Başbakan Yardımcısı Akdoğan, Cemil Bayık'ın açıklamalarına dair soru üzerine, şunları kaydetti:

"Ben teröristim, istediğime hakaret edebilirim' diye bir anlayışa sahipse, kimse kusura bakmasın, Çözüm Süreci var diye bunların saygısızlıklarını sineye çekecek değiliz. Misliyle de gereken cevabı veririz. Bu şahıs, yetersizliği sebebiyle 30 yıldır kenarda duruyordu şimdi sanıyorum bir pozisyon elde etmiş. Bu olsa olsa Öcalan'ın kuru söğütten düdük yapabilme becerisini gösterir. Bunun ötesinde de bir anlamı olamaz.

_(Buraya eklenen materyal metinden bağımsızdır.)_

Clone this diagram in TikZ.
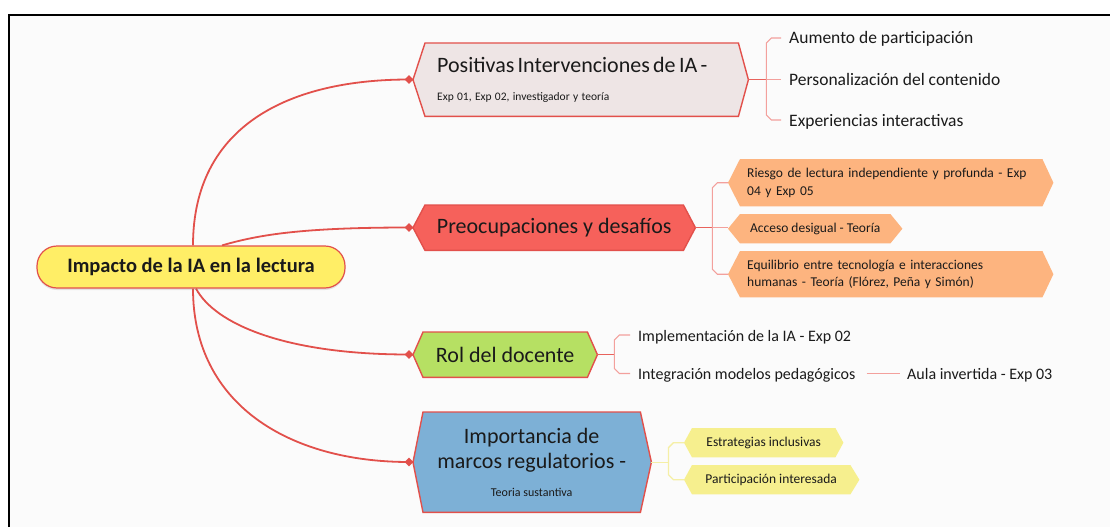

Kandil üzerinden süreci sabote etmek isteyen, örgütü denklemde tutmak isteyen veya sürecin bu şekilde parçası olmak isteyen ülkelerin veya odakların etkili olduğu bir dış dinamiklerden söz edilebilir diye düşünüyorum."

"Kabul edilen maddeleri gözden çıkardığımız anlamına gelmiyor"

Akdoğan, "İç Güvenlik Paketi" tasarısının 63 maddesinin önergeleriyle İçişleri Komisyonu'na geri çekildiğini hatırlattı.

Çıkarılması gereken öncelikli yasalar bulunuduğuna dikkati çeken Akdoğan, sözlerini şöyle sürdürdü:

"İç Güvenlik Paketi komisyona geri çekildi. Bu, görüşülen ve kabul edilen maddeleri gözden çıkardığımız anlamına gelmiyor. Meclisin yoğunluğu ve bir süre sonra milletvekili listeleri açıklanacağı için Nisan'ın ilk haftasından sonra Meclisin çalışması zorlanacak. Bu arada çıkarılması gereken daha öncelikli yasalarımız da var. Bundan dolayı İç Güvenlik Paketi'nin 60 küsur maddesi nüfusla ilgili düzenlemeler, bunları çıkarmak için komisyona geri çekildi ve şu anda komisyonda bu işlem gerçekleşiyor. Genel Kuruldan geçen maddeleri geri çekmeye dönük bir irade söz konusu değil."